I have had this photo in my files for some time. With no information to go by, I thought it would be just a few minutes work to locate the place in my Gore’s Directory. Some 30 minutes later, it began to make sense. There was no category for pet suppliers or anything else that came to mind, so I concentrated on the faint shop sign on the right, which I decided was H. Middlehu (there is no more on the photo.
Using my 1887 Directory was enough to pin the name down to Henry Middlehurst, seedsman of 11 Manchester Street (near to the corner where Manchester Street meets Dale Street). There, next door were William Johnson (naturalist) at number 7 and Seward Holmes at number 9. Two competing businesses, it appears, rather than one. The shop on the right (Seward Holmes’s) looks the more run-down but it was the only one mentioned in the 1911 Directory.
The photo makes you realise what an intensive trade there was in exotic birds. In the mid-nineteenth century, the trade in caged birds was for finches and other English native species almost to the point at which certain birds were almost driven to extinction here. The same fate befell parrots and other colourful birds in the twentieth century. After all, this is a snapshot of just two shops in one city in Europe. The trade must have been huge.

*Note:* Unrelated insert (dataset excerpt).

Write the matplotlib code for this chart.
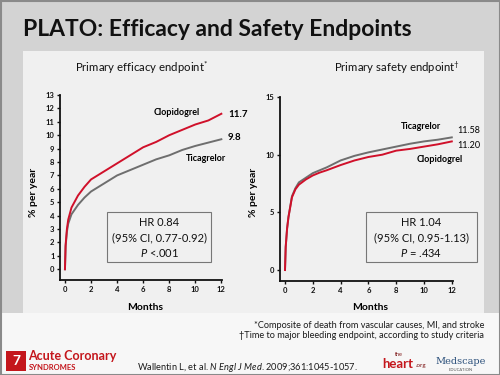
import numpy as np
import matplotlib
matplotlib.use('Agg')
import matplotlib.pyplot as plt
from matplotlib.patches import Rectangle

plt.rcParams['font.family'] = ['Lato', 'DejaVu Sans']
plt.rcParams['mathtext.fontset'] = 'custom'
plt.rcParams['mathtext.rm'] = 'Lato'
plt.rcParams['mathtext.it'] = 'Lato:italic'
plt.rcParams['mathtext.bf'] = 'Lato:bold'

# --- data (months, % per year) ---
months = [0, 0.05, 0.15, 0.25, 0.5, 0.75, 1, 1.5, 2, 2.5, 3, 4, 5, 6, 7, 8, 9, 10, 11, 12]
eff_clopidogrel = [0, 1.8, 3.0, 3.7, 4.6, 5.05, 5.5, 6.15, 6.7, 7.0, 7.3, 7.9, 8.5, 9.1, 9.5, 10.0, 10.4, 10.8, 11.1, 11.6]
eff_ticagrelor = [0, 1.7, 2.8, 3.4, 4.1, 4.45, 4.8, 5.35, 5.8, 6.1, 6.4, 7.0, 7.4, 7.8, 8.2, 8.5, 8.9, 9.2, 9.45, 9.7]
saf_clopidogrel = [0, 2.0, 3.6, 4.6, 6.3, 7.0, 7.4, 7.85, 8.2, 8.45, 8.65, 9.1, 9.5, 9.8, 10.0, 10.35, 10.5, 10.7, 10.9, 11.15]
saf_ticagrelor = [0, 2.0, 3.6, 4.6, 6.4, 7.1, 7.6, 8.0, 8.4, 8.65, 8.9, 9.5, 9.9, 10.2, 10.45, 10.7, 10.95, 11.15, 11.3, 11.5]
eff_yticks = list(range(0, 14))
saf_yticks = [0, 5, 10, 15]
xticks = [0, 2, 4, 6, 8, 10, 12]

RED = '#d0102a'
GRAY = '#6e6e6e'

W, H = 500, 375
fig = plt.figure(figsize=(5, 3.75), dpi=100)
fig.patch.set_facecolor('#f7f7f7')


def box(x0, y0, x1, y1, **kw):
    # pixel coords (top-left origin) -> figure rect
    fig.patches.append(Rectangle((x0 / W, 1 - y1 / H), (x1 - x0) / W, (y1 - y0) / H,
                                 transform=fig.transFigure, **kw))


def ftext(x, y, s, **kw):
    return fig.text(x / W, 1 - y / H, s, **kw)


# slide background
box(0, 0, 500, 313, facecolor='#d3d3d3', edgecolor='none', zorder=-5)
box(23, 51, 484, 313, facecolor='#f0f0f0', edgecolor='none', zorder=-4)
box(0.5, 0.5, 499.5, 374.5, facecolor='none', edgecolor='#8a8a8a', linewidth=1.5, zorder=10)

ftext(23, 30, 'PLATO: Efficacy and Safety Endpoints', fontsize=16.5, fontweight='bold',
      va='center', ha='left', color='#111111')


def style_axes(ax, yticks):
    ax.set_facecolor('none')
    for s in ['top', 'right']:
        ax.spines[s].set_visible(False)
    for s in ['left', 'bottom']:
        ax.spines[s].set_linewidth(1.3)
        ax.spines[s].set_color('#111111')
    ax.set_yticks(yticks)
    ax.set_xticks(xticks)
    ax.tick_params(length=2, width=1, labelsize=5.5, pad=2, colors='#111111')
    for lab in ax.get_xticklabels() + ax.get_yticklabels():
        lab.set_fontweight('bold')


# efficacy panel
ax1 = fig.add_axes([60 / W, 1 - 280 / H, 162 / W, 185 / H])
ax1.plot(months, eff_ticagrelor, color=GRAY, lw=1.4, clip_on=False)
ax1.plot(months, eff_clopidogrel, color=RED, lw=1.4, clip_on=False)
ax1.set_xlim(-0.38, 12.05)
ax1.set_ylim(-0.8, 13)
style_axes(ax1, eff_yticks)
ax1.text(8.6, 11.7, 'Clopidogrel', fontsize=6.5, fontweight='bold', ha='center', va='center')
ax1.text(12.5, 11.55, '11.7', fontsize=7, fontweight='bold', ha='left', va='center')
ax1.text(12.5, 9.85, '9.8', fontsize=7, fontweight='bold', ha='left', va='center')
ax1.text(10.8, 8.3, 'Ticagrelor', fontsize=6.5, fontweight='bold', ha='center', va='center')

# safety panel
ax2 = fig.add_axes([280 / W, 1 - 281 / H, 172.5 / W, 184 / H])
ax2.plot(months, saf_ticagrelor, color=GRAY, lw=1.4, clip_on=False)
ax2.plot(months, saf_clopidogrel, color=RED, lw=1.4, clip_on=False)
ax2.set_xlim(-0.36, 12.05)
ax2.set_ylim(-0.95, 15)
style_axes(ax2, saf_yticks)
ax2.text(9.8, 12.45, 'Ticagrelor', fontsize=6.5, fontweight='bold', ha='center', va='center')
ax2.text(12.4, 12.1, '11.58', fontsize=6.5, ha='left', va='center')
ax2.text(12.4, 10.8, '11.20', fontsize=6.5, ha='left', va='center')
ax2.text(11.1, 9.6, 'Clopidogrel', fontsize=6.5, fontweight='bold', ha='center', va='center')

# panel titles and labels
ftext(142, 68, 'Primary efficacy endpoint$^{*}$', fontsize=8.2, ha='center', va='center', color='#111111')
ftext(397, 68, 'Primary safety endpoint$^{\u2020}$', fontsize=8.2, ha='center', va='center', color='#111111')
for x in (33, 253):
    ftext(x, 192, '% per year', fontsize=7.5, fontweight='bold', rotation=90, ha='center', va='center')
ftext(145, 307, 'Months', fontsize=7.5, fontweight='bold', ha='center', va='center')
ftext(370, 307, 'Months', fontsize=7.5, fontweight='bold', ha='center', va='center')

# HR boxes
box(107, 212, 211, 262, facecolor='#f0f0f0', edgecolor='#777777', linewidth=0.8, zorder=3)
box(366, 212, 477, 262, facecolor='#f0f0f0', edgecolor='#777777', linewidth=0.8, zorder=3)
for cx, lines in ((159, ['HR 0.84', '(95% CI, 0.77-0.92)', r'$\it{P}$ <.001']),
                  (421, ['HR 1.04', '(95% CI, 0.95-1.13)', r'$\it{P}$ = .434'])):
    for y, s in zip((223, 238, 253), lines):
        ftext(cx, y, s, fontsize=8, ha='center', va='center', zorder=4, color='#111111')

# footnotes
ftext(484, 325, '*Composite of death from vascular causes, MI, and stroke', fontsize=6.6,
      ha='right', va='center', color='#1a1a1a')
ftext(484, 336, '\u2020Time to major bleeding endpoint, according to study criteria', fontsize=6.6,
      ha='right', va='center', color='#1a1a1a')
ftext(247, 368, r'Wallentin L, et al. $\it{N\ Engl\ J\ Med}$. 2009;361:1045-1057.', fontsize=6.7,
      ha='center', va='center', color='#1a1a1a')

# logos (text only)
LOGO_RED = '#c4161c'
box(6, 351, 26, 371, facecolor=LOGO_RED, edgecolor='none')
ftext(16, 361, '7', fontsize=10, fontweight='bold', color='white', ha='center', va='center')
ftext(28, 356, 'Acute Coronary', fontsize=9, fontweight='bold', color=LOGO_RED, ha='left', va='center')
ftext(29, 368, 'SYNDROMES', fontsize=5.5, fontweight='bold', color=LOGO_RED, ha='left', va='center')
ftext(399, 354, 'the', fontsize=4, color='#7a1010', ha='center', va='center')
ftext(382, 364, 'heart', fontsize=9.5, fontweight='bold', color=LOGO_RED, ha='left', va='center')
ftext(416, 366, '.org', fontsize=4.5, color='#7a1010', ha='left', va='center')
ftext(461, 362, 'Medscape', fontsize=7, family='DejaVu Serif', color='#2a4f7a', ha='center', va='center')
ftext(461, 370, 'EDUCATION', fontsize=3, color='#555555', ha='center', va='center')

fig.savefig('out.png', dpi=100, facecolor=fig.get_facecolor())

Sadly, the exploitation of animals continues in any number of ways. The decimation of elephant and rhino populations for nothing more than superstitious belief in the power of their tusks and horns, the decimation of the gorilla populations for bush meat and the drag-netting of our seas and oceans are just some of the depressing realities of today.
To finish on an entirely tangential note, the building next to Middlehurst’s is not shown in the photograph but it housed the solicitor William Henry Quilliam, now better-known as Abdullah Quilliam, founder of the first mosque in England on Brougham Terrace. But that is another story.